Die kleine Hand in seiner großen Hose

Ein Schmuddelstreifen, der als Tourismuswerbung in Bonner Bahnhofskinos laufen sollte: Zwei Minuten in der Berliner S-Bahn können eine Ewigkeit dauern – selbst wenn die Authentizität der Darbietung Onanie fördernd wirkt

Grenzen aufzeigen? Wer weiß schon genau, wo Jugendliche ihrer Grenzen haben

„Zurückbleiben bitte“, ertönt es vom Bahnsteig Jannowitzbrücke, die Tür schließt sich, und ich lasse mich auf eine Längsbank in der Nähe der Tür fallen, von wo aus mein Blick eine Viererkonstellation schräg gegenüber streift: zwei Mädchen, zwei Jungs – alle so zwischen fünfzehn und siebzehn. Das eine Pärchen kann ich von meinem Platz aus kaum sehen, doch der zweite Typ grinst mich frech und herausfordernd an. „Nicht nur anfassen“, kommandiert er zugleich das ihm beigeordnete Mädchen.

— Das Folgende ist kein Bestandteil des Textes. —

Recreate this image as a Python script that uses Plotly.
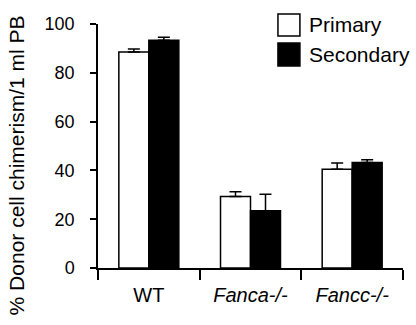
import plotly.graph_objects as go

categories = ["WT", "<i>Fanca-/-</i>", "<i>Fancc-/-</i>"]
series_names = ["Primary", "Secondary"]
primary = [88.5, 29.3, 40.5]
primary_err = [1.3, 2.0, 2.5]
secondary = [93.3, 23.5, 43.2]
secondary_err = [1.3, 6.7, 1.2]
y_ticks = [0, 20, 40, 60, 80, 100]
y_title = "% Donor cell chimerism/1 ml PB"

FONT = "Liberation Sans, Arial, sans-serif"

fig = go.Figure()
fig.add_trace(go.Bar(
    x=categories, y=primary, name=series_names[0],
    marker=dict(color="white", line=dict(color="black", width=1.5)),
    error_y=dict(type="data", symmetric=False, array=primary_err,
                 arrayminus=[0] * len(primary_err), color="black",
                 thickness=1.5, width=6),
    showlegend=False,
))
fig.add_trace(go.Bar(
    x=categories, y=secondary, name=series_names[1],
    marker=dict(color="black", line=dict(color="black", width=1.5)),
    error_y=dict(type="data", symmetric=False, array=secondary_err,
                 arrayminus=[0] * len(secondary_err), color="black",
                 thickness=1.5, width=6),
    showlegend=False,
))

# Legend drawn manually to match large square swatches
legend_items = [
    (series_names[0], "white", 1.041, 0.951),
    (series_names[1], "black", 0.922, 0.828),
]
for name, color, y1, y0 in legend_items:
    fig.add_shape(type="rect", xref="paper", yref="paper",
                  x0=0.590, x1=0.662, y0=y0, y1=y1,
                  fillcolor=color, line=dict(color="black", width=1.5))
    fig.add_annotation(xref="paper", yref="paper", x=0.685, y=(y0 + y1) / 2,
                       text=name, showarrow=False, xanchor="left",
                       yanchor="middle",
                       font=dict(family=FONT, size=21, color="black"))

fig.add_annotation(xref="paper", yref="paper", x=-0.266, y=0.42,
                   text=y_title, textangle=-90, showarrow=False,
                   xanchor="center", yanchor="middle",
                   font=dict(family=FONT, size=21, color="black"))

fig.update_layout(
    width=416, height=325,
    margin=dict(l=98, r=13, t=24, b=57),
    paper_bgcolor="white", plot_bgcolor="white",
    barmode="group", bargap=0.41, bargroupgap=0,
    font=dict(family=FONT, color="black"),
    xaxis=dict(showline=True, linecolor="black", linewidth=1.5,
               ticks="outside", ticklen=10, tickwidth=1.5, tickcolor="black",
               tickson="boundaries", showgrid=False, ticklabelstandoff=8,
               tickfont=dict(family=FONT, size=20, color="black")),
    yaxis=dict(range=[0, 100], tickvals=y_ticks, showline=True,
               linecolor="black", linewidth=1.5, ticks="outside", ticklen=6,
               tickwidth=1.5, tickcolor="black", showgrid=False,
               zeroline=False, ticklabelstandoff=12,
               tickfont=dict(family=FONT, size=18, color="black")),
)

fig.write_html("out.html")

Seine Hose ist offen, und ihre Hand in seiner Hose. Die Hand bewegt sich weisungsgemäß. Ich soll wohl wegschauen oder mich woanders hinsetzen. Mach ich aber nicht. Ich sitz jetzt hier. Die werden sich schon an mich gewöhnen. Oder noch besser, sie hören einfach auf – Jugendliche wollen ja letztendlich immer nur ihre Grenzen ausloten. Die Aufgabe der Erwachsenen ist es dann angeblich, ihnen eben diese Grenzen aufzuzeigen: Nur, was weiß denn ich, wo diese Jugendlichen ihre Grenzen haben? Im Moment habe ich eher das Gefühl, sie besitzen überhaupt keine. Wie soll ich sie ihnen denn dann zeigen?

Alle vier lachen jetzt. Am wenigsten lacht die Kleine, die die ganze Dreckarbeit hat. Sie blickt angestrengt konzentriert und rubbelt mit Feuereifer, so weit ich das aus dem Augenwinkel erkennen kann, denn so richtig möchte ich jetzt doch nicht mehr hingucken. Die Lauser wollen mich kompromittieren, und um ein Haar gelingt ihnen das sogar: Mich zu kompromittieren! Respekt! Da muss man normalerweise schon verdammt früh aufstehen, um in diese klugen und erfahrenen Augen, die im Grunde bereits alles geschaut haben, so etwas wie milde Irritation zu zaubern. Es ist sehr früh am Morgen, und sie sind dem Anschein nach noch nicht mal betrunken oder stehen unter Drogen. Vielleicht sind sie als kleine Kinder in das Fass mit den Drogen gefallen und brauchen jetzt keine mehr. Der Junge schnauft, die S-Bahn heult.

Die S-Bahn ist immer auch die Visitenkarte einer Stadt. Kein Wunder, dass eine Fahrt mit ihr ganz oben auf dem Wunschzettel der Touristen nach echtem Berlinerleben steht. „Dit isch Berlin“, stelle ich mir den unbeholfen imitierten Soziolekt vor, der diese Szene aus dem Off kommentiert: In einem Schmuddelstreifen, der unter dem Deckmäntelchen der Tourismuswerbung im streng riechenden Bonner Bahnhofskino läuft, in dem ausrangierte Exbundesbeamte ihre trüben Tage totschlagen, die einander gleichen wie ein Batteriehaltungsei dem andern.

Ab und zu onaniert einer der Stoppelbärtigen, angeregt von der offenbaren Authentizität des Gezeigten, oder eine leere Flasche Chantré kullert langsam die Schräge unter den Sitzen entlang nach vorn, bis sie in einem Wust gebrauchter Kleenex hängen bleibt. „Berlin isch urscht schau“, versucht der Sprecher am Ende zu osteln, ein vormals hoffnungsvoller Schauspieler, der nach einem Motorbootunfall und zwei erfolglosen Kehlkopfoperationen bei „Discount-Synchron“ sein verschimmeltes Gnadenbrot kaut.

Ostbahnhof – ich bin am Ziel und steige aus. Kein schöner Film – das waren wirklich äußerst lange zwei Minuten! Dasselbe scheint sich auch der junge Mann zu denken, wenn ich den unterdrückten Aufschrei in meinem Rücken korrekt interpretiere. „Zurückbleiben“, schnarrt die Stimme des Zugabfertigers, aber dazu ist es wohl zu spät.